**Your objective**
Collect all lines below with the string "that".

**Stored data**
========================================================================
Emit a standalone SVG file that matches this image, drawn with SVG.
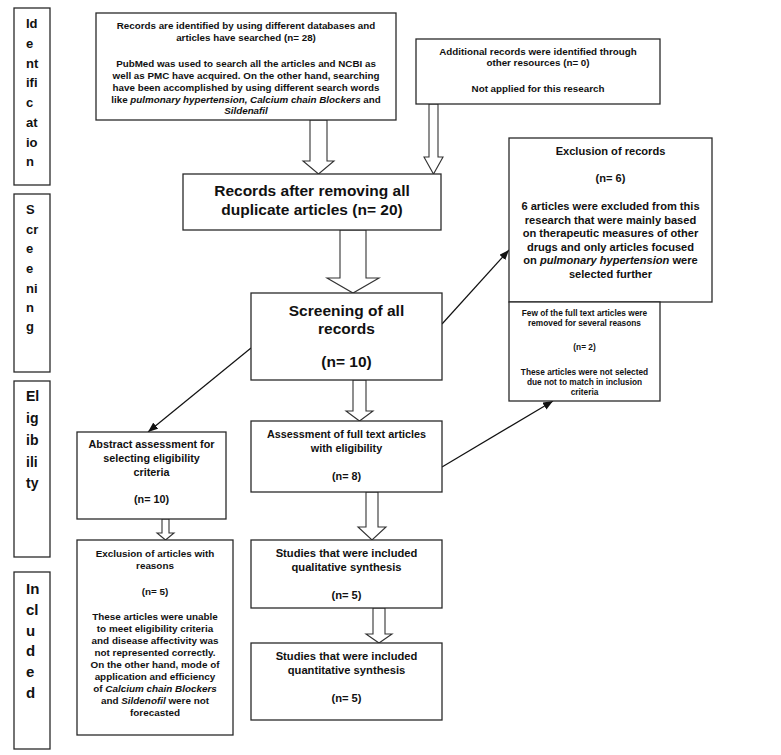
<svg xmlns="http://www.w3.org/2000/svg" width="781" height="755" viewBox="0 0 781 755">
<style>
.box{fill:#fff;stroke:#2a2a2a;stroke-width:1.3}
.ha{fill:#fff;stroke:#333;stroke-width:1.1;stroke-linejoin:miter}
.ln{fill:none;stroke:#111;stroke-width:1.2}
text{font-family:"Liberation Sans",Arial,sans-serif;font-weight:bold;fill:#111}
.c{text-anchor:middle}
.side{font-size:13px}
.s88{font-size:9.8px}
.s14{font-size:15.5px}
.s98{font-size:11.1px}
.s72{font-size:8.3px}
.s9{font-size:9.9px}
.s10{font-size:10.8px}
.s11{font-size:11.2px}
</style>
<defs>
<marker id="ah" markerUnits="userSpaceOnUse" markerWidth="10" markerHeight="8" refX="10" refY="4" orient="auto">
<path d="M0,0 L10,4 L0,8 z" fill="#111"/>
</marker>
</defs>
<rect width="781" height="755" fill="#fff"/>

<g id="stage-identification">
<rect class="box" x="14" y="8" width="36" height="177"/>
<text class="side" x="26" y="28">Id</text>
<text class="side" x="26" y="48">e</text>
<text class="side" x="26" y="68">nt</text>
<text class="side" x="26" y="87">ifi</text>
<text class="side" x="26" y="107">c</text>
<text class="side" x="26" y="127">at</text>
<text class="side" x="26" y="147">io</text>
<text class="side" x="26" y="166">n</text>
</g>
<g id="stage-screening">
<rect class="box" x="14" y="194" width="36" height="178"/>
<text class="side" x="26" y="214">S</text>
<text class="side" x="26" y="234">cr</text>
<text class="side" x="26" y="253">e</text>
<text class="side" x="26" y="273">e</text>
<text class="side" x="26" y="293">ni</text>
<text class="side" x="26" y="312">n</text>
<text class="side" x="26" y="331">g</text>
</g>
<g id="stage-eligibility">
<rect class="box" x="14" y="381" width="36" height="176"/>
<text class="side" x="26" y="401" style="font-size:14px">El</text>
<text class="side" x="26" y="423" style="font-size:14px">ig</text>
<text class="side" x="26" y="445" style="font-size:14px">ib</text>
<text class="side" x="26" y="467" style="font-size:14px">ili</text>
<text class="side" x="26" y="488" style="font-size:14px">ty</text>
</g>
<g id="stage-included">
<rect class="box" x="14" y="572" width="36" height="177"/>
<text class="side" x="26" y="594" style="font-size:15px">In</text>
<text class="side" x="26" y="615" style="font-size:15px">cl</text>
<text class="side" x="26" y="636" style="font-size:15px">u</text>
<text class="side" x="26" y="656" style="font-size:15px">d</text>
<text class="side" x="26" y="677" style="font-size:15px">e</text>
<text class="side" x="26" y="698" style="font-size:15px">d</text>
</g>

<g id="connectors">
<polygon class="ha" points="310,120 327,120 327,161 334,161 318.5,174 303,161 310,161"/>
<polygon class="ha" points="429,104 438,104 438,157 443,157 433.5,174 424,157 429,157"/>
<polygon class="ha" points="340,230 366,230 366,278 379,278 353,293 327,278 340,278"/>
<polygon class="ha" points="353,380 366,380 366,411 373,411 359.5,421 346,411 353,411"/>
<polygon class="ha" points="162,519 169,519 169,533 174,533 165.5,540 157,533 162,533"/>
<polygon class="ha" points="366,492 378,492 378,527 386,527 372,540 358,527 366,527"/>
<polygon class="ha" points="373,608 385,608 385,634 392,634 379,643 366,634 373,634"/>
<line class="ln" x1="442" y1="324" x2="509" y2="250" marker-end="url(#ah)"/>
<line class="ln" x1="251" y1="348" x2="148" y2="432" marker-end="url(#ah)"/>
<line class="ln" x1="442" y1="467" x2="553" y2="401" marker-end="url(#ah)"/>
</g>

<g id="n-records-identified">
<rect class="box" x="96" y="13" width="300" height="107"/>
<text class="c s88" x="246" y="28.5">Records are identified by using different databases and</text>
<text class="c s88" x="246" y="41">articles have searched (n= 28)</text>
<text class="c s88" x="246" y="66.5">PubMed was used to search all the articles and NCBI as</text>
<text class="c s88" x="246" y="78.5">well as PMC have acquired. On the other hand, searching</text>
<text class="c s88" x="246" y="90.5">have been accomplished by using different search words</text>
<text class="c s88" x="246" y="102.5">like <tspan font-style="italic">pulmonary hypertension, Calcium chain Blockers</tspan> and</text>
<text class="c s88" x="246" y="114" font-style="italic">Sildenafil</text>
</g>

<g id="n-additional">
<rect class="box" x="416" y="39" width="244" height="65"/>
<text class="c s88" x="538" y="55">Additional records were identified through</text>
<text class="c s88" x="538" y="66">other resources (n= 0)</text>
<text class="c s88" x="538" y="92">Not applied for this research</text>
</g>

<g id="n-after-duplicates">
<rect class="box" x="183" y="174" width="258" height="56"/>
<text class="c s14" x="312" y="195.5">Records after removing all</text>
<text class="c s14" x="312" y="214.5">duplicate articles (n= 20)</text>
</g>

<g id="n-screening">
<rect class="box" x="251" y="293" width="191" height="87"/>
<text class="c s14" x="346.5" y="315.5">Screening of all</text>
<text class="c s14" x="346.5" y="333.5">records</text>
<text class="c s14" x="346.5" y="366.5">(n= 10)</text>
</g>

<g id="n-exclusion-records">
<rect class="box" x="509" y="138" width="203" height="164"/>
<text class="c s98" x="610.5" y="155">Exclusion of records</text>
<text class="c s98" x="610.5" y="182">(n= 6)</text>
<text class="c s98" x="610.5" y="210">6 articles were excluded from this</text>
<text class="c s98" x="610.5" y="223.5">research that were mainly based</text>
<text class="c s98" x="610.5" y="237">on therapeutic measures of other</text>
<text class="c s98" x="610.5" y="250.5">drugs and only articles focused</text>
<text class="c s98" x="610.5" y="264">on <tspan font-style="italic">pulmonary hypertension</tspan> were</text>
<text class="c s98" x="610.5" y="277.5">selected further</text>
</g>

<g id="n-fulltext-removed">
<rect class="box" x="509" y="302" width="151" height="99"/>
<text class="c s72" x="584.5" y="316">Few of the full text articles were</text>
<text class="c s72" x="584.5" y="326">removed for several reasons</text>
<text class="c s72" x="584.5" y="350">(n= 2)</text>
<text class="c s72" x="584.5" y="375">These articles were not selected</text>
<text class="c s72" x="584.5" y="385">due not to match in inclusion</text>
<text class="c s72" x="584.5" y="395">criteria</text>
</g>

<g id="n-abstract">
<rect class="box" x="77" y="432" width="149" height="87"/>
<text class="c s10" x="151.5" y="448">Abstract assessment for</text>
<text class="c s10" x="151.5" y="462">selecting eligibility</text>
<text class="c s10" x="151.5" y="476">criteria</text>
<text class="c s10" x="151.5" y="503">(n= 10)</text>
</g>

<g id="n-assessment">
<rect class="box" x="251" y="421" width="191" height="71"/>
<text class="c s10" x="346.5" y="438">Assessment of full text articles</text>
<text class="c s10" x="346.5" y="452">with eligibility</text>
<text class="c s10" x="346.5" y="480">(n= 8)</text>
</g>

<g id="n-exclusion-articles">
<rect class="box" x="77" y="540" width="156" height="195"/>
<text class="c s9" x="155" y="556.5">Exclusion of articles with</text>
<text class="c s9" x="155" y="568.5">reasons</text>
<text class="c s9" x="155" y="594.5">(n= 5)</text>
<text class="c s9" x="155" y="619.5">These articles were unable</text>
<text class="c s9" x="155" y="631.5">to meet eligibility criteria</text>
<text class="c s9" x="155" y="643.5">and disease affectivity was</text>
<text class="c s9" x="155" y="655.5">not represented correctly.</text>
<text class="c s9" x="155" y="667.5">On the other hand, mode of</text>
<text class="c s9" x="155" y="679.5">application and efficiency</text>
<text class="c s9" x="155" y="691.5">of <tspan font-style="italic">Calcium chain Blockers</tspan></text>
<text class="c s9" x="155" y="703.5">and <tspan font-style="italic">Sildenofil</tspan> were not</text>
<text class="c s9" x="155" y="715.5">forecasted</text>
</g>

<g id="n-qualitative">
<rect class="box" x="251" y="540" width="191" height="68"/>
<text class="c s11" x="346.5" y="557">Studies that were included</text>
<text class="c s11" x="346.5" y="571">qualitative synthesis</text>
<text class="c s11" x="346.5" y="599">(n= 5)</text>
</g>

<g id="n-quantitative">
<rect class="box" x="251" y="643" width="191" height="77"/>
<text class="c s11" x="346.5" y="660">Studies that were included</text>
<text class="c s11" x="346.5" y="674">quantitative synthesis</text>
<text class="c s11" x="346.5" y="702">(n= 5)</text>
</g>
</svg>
========================================================================
**Solved exercise**
Emit a standalone SVG file that matches this image, drawn with SVG.
<text class="c s98" x="610.5" y="223.5">research that were mainly based</text>
<text class="c s11" x="346.5" y="557">Studies that were included</text>
<text class="c s11" x="346.5" y="660">Studies that were included</text>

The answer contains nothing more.